> **What the exercise asks**
Write the data out again exactly, dropping any images it holds.

> **Information supplied**
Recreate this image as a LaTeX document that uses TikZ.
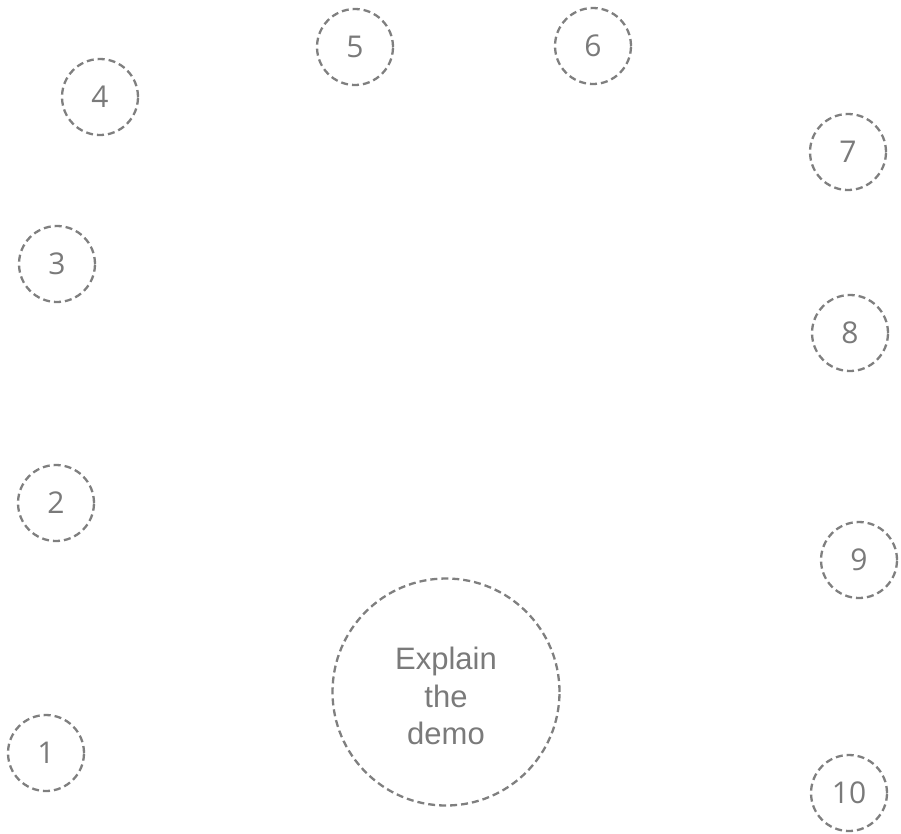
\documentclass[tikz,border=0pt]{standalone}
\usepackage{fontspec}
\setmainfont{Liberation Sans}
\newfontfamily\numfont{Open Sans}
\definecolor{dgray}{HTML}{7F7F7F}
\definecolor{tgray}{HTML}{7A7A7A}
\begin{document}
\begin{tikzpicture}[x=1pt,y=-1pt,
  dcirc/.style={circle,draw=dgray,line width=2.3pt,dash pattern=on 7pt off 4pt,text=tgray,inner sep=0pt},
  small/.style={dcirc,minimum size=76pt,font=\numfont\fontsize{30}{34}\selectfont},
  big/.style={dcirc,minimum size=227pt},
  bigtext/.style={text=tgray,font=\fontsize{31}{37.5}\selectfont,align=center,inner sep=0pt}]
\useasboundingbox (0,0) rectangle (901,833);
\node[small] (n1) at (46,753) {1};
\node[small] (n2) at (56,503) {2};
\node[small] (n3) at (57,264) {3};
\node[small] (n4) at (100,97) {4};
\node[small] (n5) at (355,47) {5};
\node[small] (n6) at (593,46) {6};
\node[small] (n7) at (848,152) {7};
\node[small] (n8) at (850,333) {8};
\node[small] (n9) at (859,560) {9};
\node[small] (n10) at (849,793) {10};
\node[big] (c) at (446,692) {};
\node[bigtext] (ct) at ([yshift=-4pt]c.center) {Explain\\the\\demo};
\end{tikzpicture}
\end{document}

> **Response**
Recreate this image as a LaTeX document that uses TikZ.
\documentclass[tikz,border=0pt]{standalone}
\usepackage{fontspec}
\setmainfont{Liberation Sans}
\newfontfamily\numfont{Open Sans}
\definecolor{dgray}{HTML}{7F7F7F}
\definecolor{tgray}{HTML}{7A7A7A}
\begin{document}
\begin{tikzpicture}[x=1pt,y=-1pt,
  dcirc/.style={circle,draw=dgray,line width=2.3pt,dash pattern=on 7pt off 4pt,text=tgray,inner sep=0pt},
  small/.style={dcirc,minimum size=76pt,font=\numfont\fontsize{30}{34}\selectfont},
  big/.style={dcirc,minimum size=227pt},
  bigtext/.style={text=tgray,font=\fontsize{31}{37.5}\selectfont,align=center,inner sep=0pt}]
\useasboundingbox (0,0) rectangle (901,833);
\node[small] (n1) at (46,753) {1};
\node[small] (n2) at (56,503) {2};
\node[small] (n3) at (57,264) {3};
\node[small] (n4) at (100,97) {4};
\node[small] (n5) at (355,47) {5};
\node[small] (n6) at (593,46) {6};
\node[small] (n7) at (848,152) {7};
\node[small] (n8) at (850,333) {8};
\node[small] (n9) at (859,560) {9};
\node[small] (n10) at (849,793) {10};
\node[big] (c) at (446,692) {};
\node[bigtext] (ct) at ([yshift=-4pt]c.center) {Explain\\the\\demo};
\end{tikzpicture}
\end{document}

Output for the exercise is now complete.